Convivere con una concreta possibilità di guerra: in tutta franchezza, per me, non rappresenta una novità. Figlio del Novecento ho sempre ritenuto il conflitto possibile, concreto reale.
Per questo motivo imputo alla classe politica la responsabilità d’aver ridotto da 24 a 9 le brigate dell’Esercito Italiano dal 1990 ad 2020.
La contrazione della difesa, in Italia, dimentica un dettaglio.
Il punto non è se 24 o 9 rappresentino un numero adeguato d’unità complesse per la difesa attiva del nostro Paese.

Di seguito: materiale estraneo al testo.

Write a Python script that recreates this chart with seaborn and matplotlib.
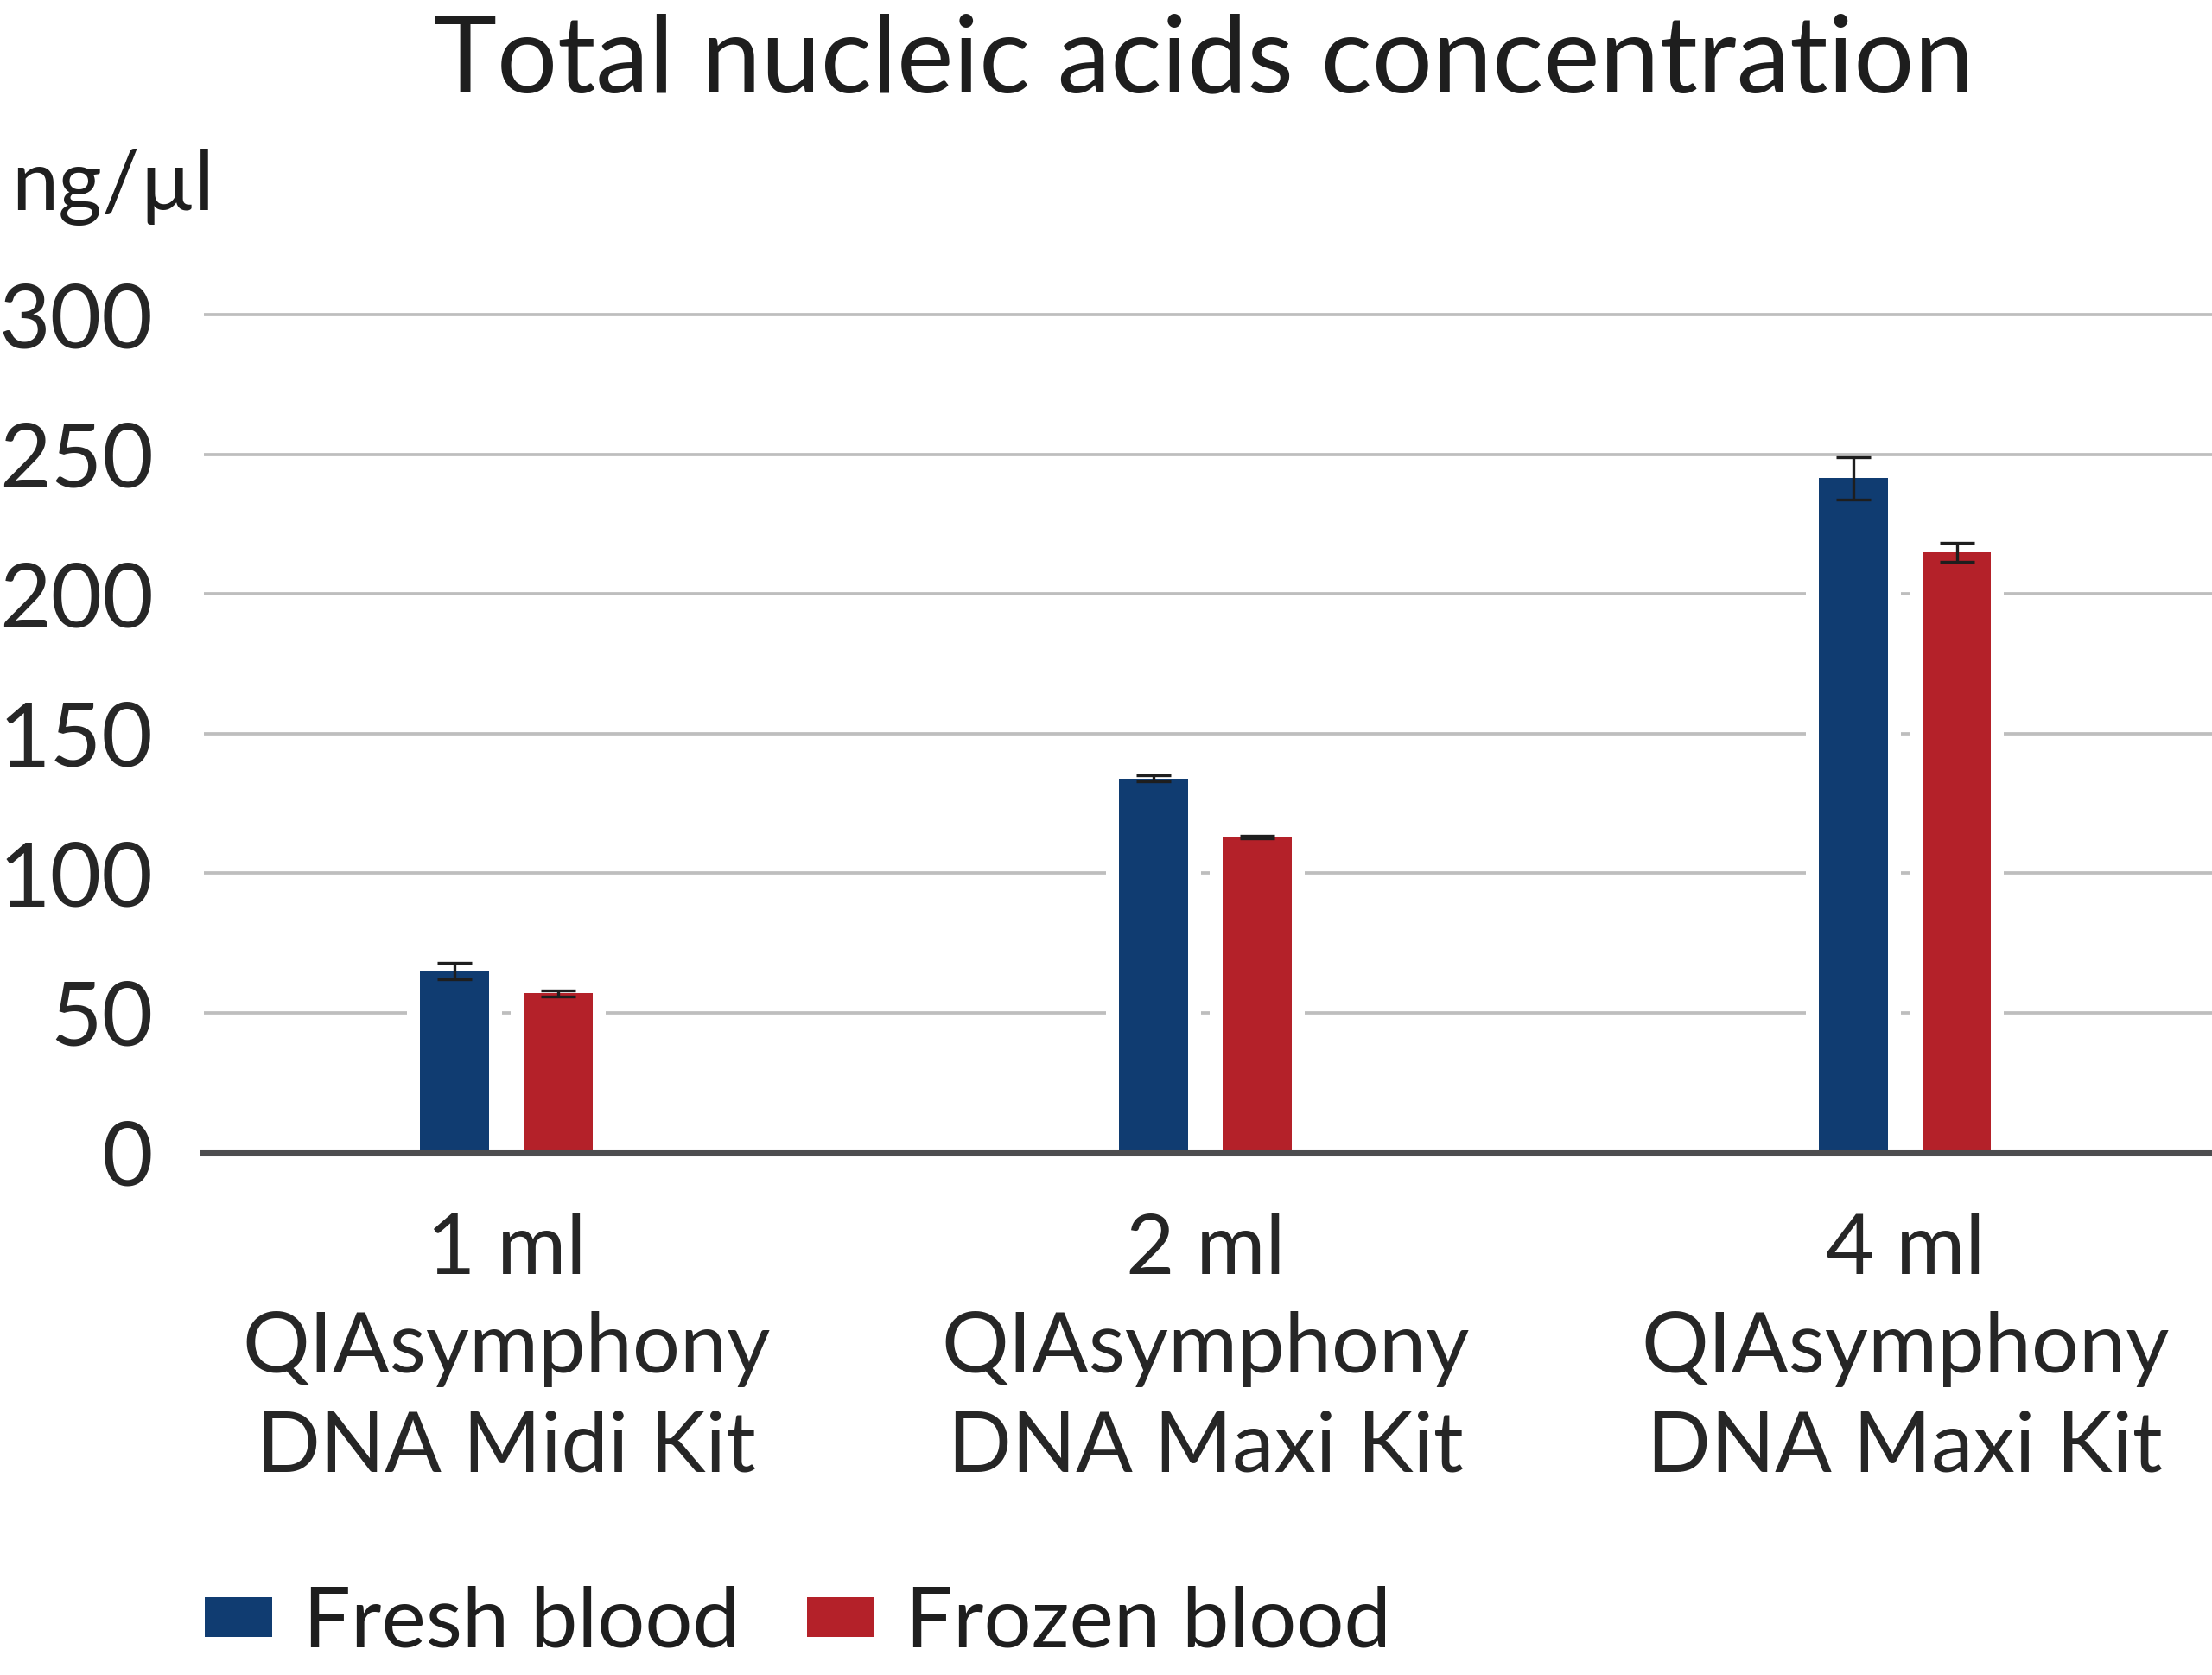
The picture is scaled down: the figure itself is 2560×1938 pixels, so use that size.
import matplotlib
matplotlib.use("Agg")
import matplotlib.pyplot as plt
import matplotlib.patheffects as pe
from matplotlib.patches import Patch
import seaborn as sns
import pandas as pd

# ---- data ----
kits = ["1 ml\nQIAsymphony\nDNA Midi Kit",
        "2 ml\nQIAsymphony\nDNA Maxi Kit",
        "4 ml\nQIAsymphony\nDNA Maxi Kit"]
samples = ["Fresh blood", "Frozen blood"]
fresh_mean = [65, 134, 241.5]
fresh_err = [2.8, 1.0, 7.6]
frozen_mean = [57, 113, 215]
frozen_err = [1.0, 0.6, 3.3]
yticks = [0, 50, 100, 150, 200, 250, 300]
title = "Total nucleic acids concentration"
unit = "ng/\u00b5l"

colors = {"Fresh blood": "#103c71", "Frozen blood": "#b42129"}

df = pd.DataFrame({
    "kit": kits * 2,
    "sample": [samples[0]] * 3 + [samples[1]] * 3,
    "value": fresh_mean + frozen_mean,
    "err": fresh_err + frozen_err,
})

sns.set_theme(style="white")
plt.rcParams["font.family"] = ["Lato", "DejaVu Sans"]
plt.rcParams["text.color"] = "#1e1e1e"

W, H = 2560, 1938
fig = plt.figure(figsize=(W / 100, H / 100), dpi=100)
ax_left, ax_right = 236, 2560
y0_px, ytop_px = 1333.5, 358
ax = fig.add_axes([ax_left / W, 1 - y0_px / H, (ax_right - ax_left) / W, (y0_px - ytop_px) / H])

sns.barplot(data=df, x="kit", y="value", hue="sample", hue_order=samples,
            order=kits, palette=colors, width=0.296, gap=0.333,
            errorbar=None, legend=False, ax=ax, saturation=1)

stroke = [pe.Stroke(linewidth=21.6, foreground="white"), pe.Normal()]
for p in ax.patches:
    p.set_linewidth(0)
    p.set_path_effects(stroke)

# error bars placed at the bar centres computed by seaborn
errs = {}
for s in samples:
    for k in kits:
        row = df[(df["sample"] == s) & (df["kit"] == k)].iloc[0]
        errs.setdefault(s, []).append((row["value"], row["err"]))
for container, s in zip(ax.containers, samples):
    xs = [b.get_x() + b.get_width() / 2 for b in container]
    vals = [v for v, e in errs[s]]
    es = [e for v, e in errs[s]]
    ax.errorbar(xs, vals, yerr=es, fmt="none", ecolor="#1e1e1e",
                elinewidth=2.4, capsize=14.4, capthick=2.4, zorder=5)

ax.set_xlim(-0.432, 2.439)
ax.set_ylim(0, 302)
ax.set_yticks(yticks)
ax.set_yticklabels([str(t) for t in yticks], fontsize=74)
ax.set_xticks(range(len(kits)))
ax.set_xticklabels(kits, fontsize=70, linespacing=1.37)
ax.tick_params(axis="y", length=0, pad=42)
ax.tick_params(axis="x", length=0, pad=50)
ax.set_xlabel("")
ax.set_ylabel("")

ax.set_axisbelow(True)
ax.yaxis.grid(True, color="#bebebe", linewidth=2.7)
ax.xaxis.grid(False)
for sp in ["left", "top", "right"]:
    ax.spines[sp].set_visible(False)
ax.spines["bottom"].set_color("#4d4d4f")
ax.spines["bottom"].set_linewidth(5.8)
ax.spines["bottom"].set_zorder(6)

fig.text(1393 / W, 1 - 106 / H, title, ha="center", va="baseline", fontsize=89)
fig.text(13 / W, 1 - 243 / H, unit, ha="left", va="baseline", fontsize=70)

handles = [Patch(facecolor=colors[s], edgecolor="none", label=s) for s in samples]
fs_leg = 70
em = fs_leg * 100 / 72
leg = fig.legend(handles=handles, loc="upper left", bbox_to_anchor=(237 / W, 1 - 1835 / H),
                 ncol=2, frameon=False, fontsize=fs_leg, handlelength=78 / em,
                 handleheight=34 / em, handletextpad=36 / em, columnspacing=78 / em,
                 borderpad=0, borderaxespad=0)

fig.savefig("out.png", dpi=100, facecolor="white")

Quando da Capitano ero alla Scuola di Guerra, con grande disinvoltura, gli istruttori (con il grado di Colonello) ci spiegarono che in caso d’attacco da parte dei russi, a noi sarebbero toccati gli ungheresi. Oltre a ciò, scontata una “difesa simbolica” sul confine italo slavo, (forse per pagarsi lo stipendio) gli istruttori ci spiegarono che “il piano nazionale di difesa” prevedeva un ritiro dell’esercito sull’Appennino Tosco Emiliano. Con una manovra di questo tipo l’intera Pianura Padana sarebbe rimasta alla mercé del nemico.
La difesa sull’Appenino, proseguì la spiegazione, sarebbe servita per difendere Roma.
La mia domanda fu diretta, semplice, ma anche poco diplomatica (del resto sono e resto un militare). Chiesi: a che ci serve, come Nazione, un Esercito che si ritira, già come piano di base, abbandonando la parte più ricca e popolosa del Paese? La difesa di Roma non è strategica quanto la Pianura Padana!
Con un quesito di questo tipo la mia ascesa nella Forza Armata si fermò a dimostrazione dell’incapacità della Forza Armata a un confronto dialettico analitico e profondo.
Da uno studio di cui non ricordo la fonte, il numero di grandi unità necessarie a difendere la Nazione non sono 24 o 9 ma 55.
Ogni scelta diversa va spiegata agli elettori.
Ovviamente su un tema di questo tipo, il “5 Stelle” è meglio non si misuri, perchè completamente inadatto ad incarichi di Governo.
Convivere con la prospettiva di guerra? certamente! organizziamoci.